- **Stated exercise**: Please output every line of the material as it stands, without the pictures.

- **Recorded data**:
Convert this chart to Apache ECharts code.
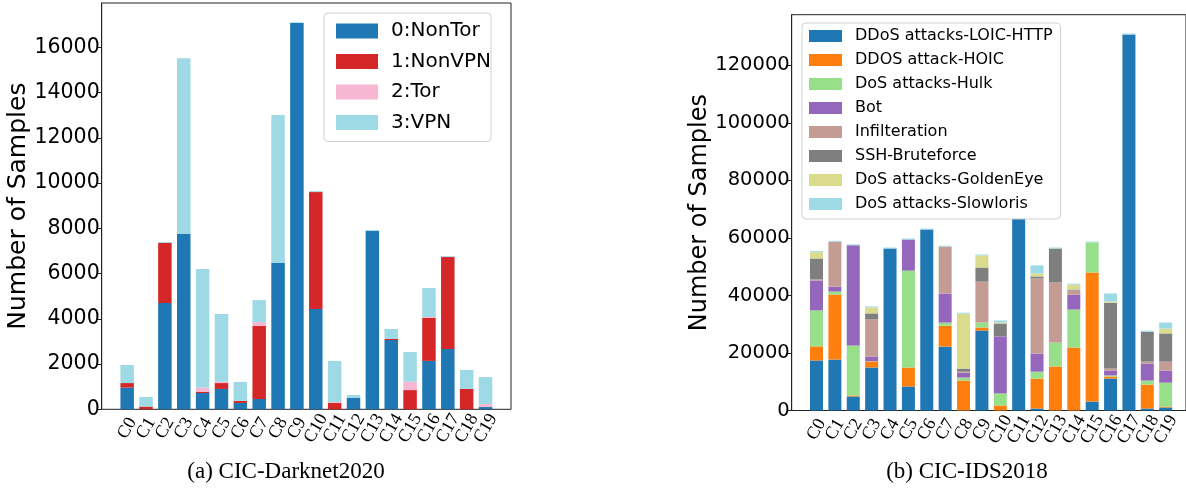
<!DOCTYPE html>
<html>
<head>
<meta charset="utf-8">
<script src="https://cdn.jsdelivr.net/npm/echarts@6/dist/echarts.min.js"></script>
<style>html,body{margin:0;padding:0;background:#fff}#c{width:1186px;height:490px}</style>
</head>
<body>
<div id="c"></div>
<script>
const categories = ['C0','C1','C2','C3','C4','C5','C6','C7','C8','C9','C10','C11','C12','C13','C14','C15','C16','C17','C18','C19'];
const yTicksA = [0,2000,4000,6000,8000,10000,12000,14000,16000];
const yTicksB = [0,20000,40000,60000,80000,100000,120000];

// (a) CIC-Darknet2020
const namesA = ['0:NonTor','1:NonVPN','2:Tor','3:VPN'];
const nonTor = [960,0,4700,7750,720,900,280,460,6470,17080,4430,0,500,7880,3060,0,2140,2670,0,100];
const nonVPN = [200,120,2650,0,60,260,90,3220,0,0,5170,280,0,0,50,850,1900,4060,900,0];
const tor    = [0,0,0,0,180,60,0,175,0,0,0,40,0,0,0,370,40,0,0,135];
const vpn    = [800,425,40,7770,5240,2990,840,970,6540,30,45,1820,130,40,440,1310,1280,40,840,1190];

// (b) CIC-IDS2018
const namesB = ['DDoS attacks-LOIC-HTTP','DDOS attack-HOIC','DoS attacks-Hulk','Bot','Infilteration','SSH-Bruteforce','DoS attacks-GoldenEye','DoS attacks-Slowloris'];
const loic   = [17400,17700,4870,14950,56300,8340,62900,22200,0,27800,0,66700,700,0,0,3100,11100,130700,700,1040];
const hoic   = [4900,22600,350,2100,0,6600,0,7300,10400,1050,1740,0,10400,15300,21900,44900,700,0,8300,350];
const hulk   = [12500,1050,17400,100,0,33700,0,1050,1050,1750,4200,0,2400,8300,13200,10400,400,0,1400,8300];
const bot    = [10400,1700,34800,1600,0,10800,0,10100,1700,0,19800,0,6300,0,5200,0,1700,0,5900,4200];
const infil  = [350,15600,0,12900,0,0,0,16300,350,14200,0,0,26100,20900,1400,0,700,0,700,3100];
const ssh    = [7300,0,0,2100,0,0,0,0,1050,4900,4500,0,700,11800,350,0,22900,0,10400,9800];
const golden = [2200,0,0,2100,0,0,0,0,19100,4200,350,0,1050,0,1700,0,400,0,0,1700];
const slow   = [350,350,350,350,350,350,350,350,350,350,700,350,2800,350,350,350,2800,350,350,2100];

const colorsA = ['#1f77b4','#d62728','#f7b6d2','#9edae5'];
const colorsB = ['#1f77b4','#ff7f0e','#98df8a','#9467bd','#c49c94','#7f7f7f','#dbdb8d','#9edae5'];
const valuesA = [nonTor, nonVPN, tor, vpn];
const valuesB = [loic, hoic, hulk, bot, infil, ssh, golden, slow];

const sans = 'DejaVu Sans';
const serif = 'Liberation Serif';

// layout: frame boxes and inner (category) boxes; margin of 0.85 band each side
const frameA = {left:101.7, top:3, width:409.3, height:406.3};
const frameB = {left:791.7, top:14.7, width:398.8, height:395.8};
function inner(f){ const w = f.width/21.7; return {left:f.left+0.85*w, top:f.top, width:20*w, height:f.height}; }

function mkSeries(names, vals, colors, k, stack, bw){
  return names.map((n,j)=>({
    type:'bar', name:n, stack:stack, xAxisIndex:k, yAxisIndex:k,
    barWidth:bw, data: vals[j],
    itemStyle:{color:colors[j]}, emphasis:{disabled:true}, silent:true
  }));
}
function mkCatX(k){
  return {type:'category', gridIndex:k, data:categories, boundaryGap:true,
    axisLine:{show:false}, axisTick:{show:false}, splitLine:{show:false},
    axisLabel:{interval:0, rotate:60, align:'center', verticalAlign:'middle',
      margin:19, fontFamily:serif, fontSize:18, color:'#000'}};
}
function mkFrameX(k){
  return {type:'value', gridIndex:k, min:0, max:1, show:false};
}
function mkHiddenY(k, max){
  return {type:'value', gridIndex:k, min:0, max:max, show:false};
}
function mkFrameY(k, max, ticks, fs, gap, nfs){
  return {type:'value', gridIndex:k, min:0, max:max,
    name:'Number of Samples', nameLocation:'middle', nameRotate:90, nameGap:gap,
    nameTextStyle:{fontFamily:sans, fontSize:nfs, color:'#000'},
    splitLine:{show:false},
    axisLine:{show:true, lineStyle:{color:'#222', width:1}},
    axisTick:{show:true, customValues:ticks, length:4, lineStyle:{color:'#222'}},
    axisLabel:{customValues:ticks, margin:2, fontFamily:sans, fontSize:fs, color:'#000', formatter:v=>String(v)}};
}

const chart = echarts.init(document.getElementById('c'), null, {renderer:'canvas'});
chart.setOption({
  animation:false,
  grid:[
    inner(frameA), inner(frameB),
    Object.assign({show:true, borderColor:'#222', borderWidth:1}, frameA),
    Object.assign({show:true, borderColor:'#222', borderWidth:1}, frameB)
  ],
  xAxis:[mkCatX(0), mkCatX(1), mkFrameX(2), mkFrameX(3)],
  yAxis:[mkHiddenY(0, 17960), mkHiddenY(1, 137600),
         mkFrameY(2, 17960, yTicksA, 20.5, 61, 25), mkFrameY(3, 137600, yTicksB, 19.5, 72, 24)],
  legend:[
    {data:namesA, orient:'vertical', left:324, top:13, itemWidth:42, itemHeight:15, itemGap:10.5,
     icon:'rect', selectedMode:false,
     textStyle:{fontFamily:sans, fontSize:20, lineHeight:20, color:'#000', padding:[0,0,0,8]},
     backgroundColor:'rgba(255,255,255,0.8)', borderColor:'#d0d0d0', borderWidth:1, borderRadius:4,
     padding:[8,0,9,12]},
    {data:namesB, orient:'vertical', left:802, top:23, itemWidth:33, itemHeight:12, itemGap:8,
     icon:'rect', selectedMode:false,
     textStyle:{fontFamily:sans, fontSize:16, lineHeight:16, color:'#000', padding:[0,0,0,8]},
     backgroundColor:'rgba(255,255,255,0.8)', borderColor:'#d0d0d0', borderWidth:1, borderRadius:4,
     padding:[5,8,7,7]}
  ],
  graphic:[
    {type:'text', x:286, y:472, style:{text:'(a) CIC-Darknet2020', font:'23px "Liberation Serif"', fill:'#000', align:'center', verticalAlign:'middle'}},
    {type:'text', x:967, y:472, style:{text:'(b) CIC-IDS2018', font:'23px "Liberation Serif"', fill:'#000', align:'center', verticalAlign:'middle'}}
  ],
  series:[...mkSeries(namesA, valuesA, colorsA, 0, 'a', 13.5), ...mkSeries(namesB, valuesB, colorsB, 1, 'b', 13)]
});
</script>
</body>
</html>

- **Worked solution**:
Convert this chart to Apache ECharts code.
<!DOCTYPE html>
<html>
<head>
<meta charset="utf-8">
<script src="https://cdn.jsdelivr.net/npm/echarts@6/dist/echarts.min.js"></script>
<style>html,body{margin:0;padding:0;background:#fff}#c{width:1186px;height:490px}</style>
</head>
<body>
<div id="c"></div>
<script>
const categories = ['C0','C1','C2','C3','C4','C5','C6','C7','C8','C9','C10','C11','C12','C13','C14','C15','C16','C17','C18','C19'];
const yTicksA = [0,2000,4000,6000,8000,10000,12000,14000,16000];
const yTicksB = [0,20000,40000,60000,80000,100000,120000];

// (a) CIC-Darknet2020
const namesA = ['0:NonTor','1:NonVPN','2:Tor','3:VPN'];
const nonTor = [960,0,4700,7750,720,900,280,460,6470,17080,4430,0,500,7880,3060,0,2140,2670,0,100];
const nonVPN = [200,120,2650,0,60,260,90,3220,0,0,5170,280,0,0,50,850,1900,4060,900,0];
const tor    = [0,0,0,0,180,60,0,175,0,0,0,40,0,0,0,370,40,0,0,135];
const vpn    = [800,425,40,7770,5240,2990,840,970,6540,30,45,1820,130,40,440,1310,1280,40,840,1190];

// (b) CIC-IDS2018
const namesB = ['DDoS attacks-LOIC-HTTP','DDOS attack-HOIC','DoS attacks-Hulk','Bot','Infilteration','SSH-Bruteforce','DoS attacks-GoldenEye','DoS attacks-Slowloris'];
const loic   = [17400,17700,4870,14950,56300,8340,62900,22200,0,27800,0,66700,700,0,0,3100,11100,130700,700,1040];
const hoic   = [4900,22600,350,2100,0,6600,0,7300,10400,1050,1740,0,10400,15300,21900,44900,700,0,8300,350];
const hulk   = [12500,1050,17400,100,0,33700,0,1050,1050,1750,4200,0,2400,8300,13200,10400,400,0,1400,8300];
const bot    = [10400,1700,34800,1600,0,10800,0,10100,1700,0,19800,0,6300,0,5200,0,1700,0,5900,4200];
const infil  = [350,15600,0,12900,0,0,0,16300,350,14200,0,0,26100,20900,1400,0,700,0,700,3100];
const ssh    = [7300,0,0,2100,0,0,0,0,1050,4900,4500,0,700,11800,350,0,22900,0,10400,9800];
const golden = [2200,0,0,2100,0,0,0,0,19100,4200,350,0,1050,0,1700,0,400,0,0,1700];
const slow   = [350,350,350,350,350,350,350,350,350,350,700,350,2800,350,350,350,2800,350,350,2100];

const colorsA = ['#1f77b4','#d62728','#f7b6d2','#9edae5'];
const colorsB = ['#1f77b4','#ff7f0e','#98df8a','#9467bd','#c49c94','#7f7f7f','#dbdb8d','#9edae5'];
const valuesA = [nonTor, nonVPN, tor, vpn];
const valuesB = [loic, hoic, hulk, bot, infil, ssh, golden, slow];

const sans = 'DejaVu Sans';
const serif = 'Liberation Serif';

// layout: frame boxes and inner (category) boxes; margin of 0.85 band each side
const frameA = {left:101.7, top:3, width:409.3, height:406.3};
const frameB = {left:791.7, top:14.7, width:398.8, height:395.8};
function inner(f){ const w = f.width/21.7; return {left:f.left+0.85*w, top:f.top, width:20*w, height:f.height}; }

function mkSeries(names, vals, colors, k, stack, bw){
  return names.map((n,j)=>({
    type:'bar', name:n, stack:stack, xAxisIndex:k, yAxisIndex:k,
    barWidth:bw, data: vals[j],
    itemStyle:{color:colors[j]}, emphasis:{disabled:true}, silent:true
  }));
}
function mkCatX(k){
  return {type:'category', gridIndex:k, data:categories, boundaryGap:true,
    axisLine:{show:false}, axisTick:{show:false}, splitLine:{show:false},
    axisLabel:{interval:0, rotate:60, align:'center', verticalAlign:'middle',
      margin:19, fontFamily:serif, fontSize:18, color:'#000'}};
}
function mkFrameX(k){
  return {type:'value', gridIndex:k, min:0, max:1, show:false};
}
function mkHiddenY(k, max){
  return {type:'value', gridIndex:k, min:0, max:max, show:false};
}
function mkFrameY(k, max, ticks, fs, gap, nfs){
  return {type:'value', gridIndex:k, min:0, max:max,
    name:'Number of Samples', nameLocation:'middle', nameRotate:90, nameGap:gap,
    nameTextStyle:{fontFamily:sans, fontSize:nfs, color:'#000'},
    splitLine:{show:false},
    axisLine:{show:true, lineStyle:{color:'#222', width:1}},
    axisTick:{show:true, customValues:ticks, length:4, lineStyle:{color:'#222'}},
    axisLabel:{customValues:ticks, margin:2, fontFamily:sans, fontSize:fs, color:'#000', formatter:v=>String(v)}};
}

const chart = echarts.init(document.getElementById('c'), null, {renderer:'canvas'});
chart.setOption({
  animation:false,
  grid:[
    inner(frameA), inner(frameB),
    Object.assign({show:true, borderColor:'#222', borderWidth:1}, frameA),
    Object.assign({show:true, borderColor:'#222', borderWidth:1}, frameB)
  ],
  xAxis:[mkCatX(0), mkCatX(1), mkFrameX(2), mkFrameX(3)],
  yAxis:[mkHiddenY(0, 17960), mkHiddenY(1, 137600),
         mkFrameY(2, 17960, yTicksA, 20.5, 61, 25), mkFrameY(3, 137600, yTicksB, 19.5, 72, 24)],
  legend:[
    {data:namesA, orient:'vertical', left:324, top:13, itemWidth:42, itemHeight:15, itemGap:10.5,
     icon:'rect', selectedMode:false,
     textStyle:{fontFamily:sans, fontSize:20, lineHeight:20, color:'#000', padding:[0,0,0,8]},
     backgroundColor:'rgba(255,255,255,0.8)', borderColor:'#d0d0d0', borderWidth:1, borderRadius:4,
     padding:[8,0,9,12]},
    {data:namesB, orient:'vertical', left:802, top:23, itemWidth:33, itemHeight:12, itemGap:8,
     icon:'rect', selectedMode:false,
     textStyle:{fontFamily:sans, fontSize:16, lineHeight:16, color:'#000', padding:[0,0,0,8]},
     backgroundColor:'rgba(255,255,255,0.8)', borderColor:'#d0d0d0', borderWidth:1, borderRadius:4,
     padding:[5,8,7,7]}
  ],
  graphic:[
    {type:'text', x:286, y:472, style:{text:'(a) CIC-Darknet2020', font:'23px "Liberation Serif"', fill:'#000', align:'center', verticalAlign:'middle'}},
    {type:'text', x:967, y:472, style:{text:'(b) CIC-IDS2018', font:'23px "Liberation Serif"', fill:'#000', align:'center', verticalAlign:'middle'}}
  ],
  series:[...mkSeries(namesA, valuesA, colorsA, 0, 'a', 13.5), ...mkSeries(namesB, valuesB, colorsB, 1, 'b', 13)]
});
</script>
</body>
</html>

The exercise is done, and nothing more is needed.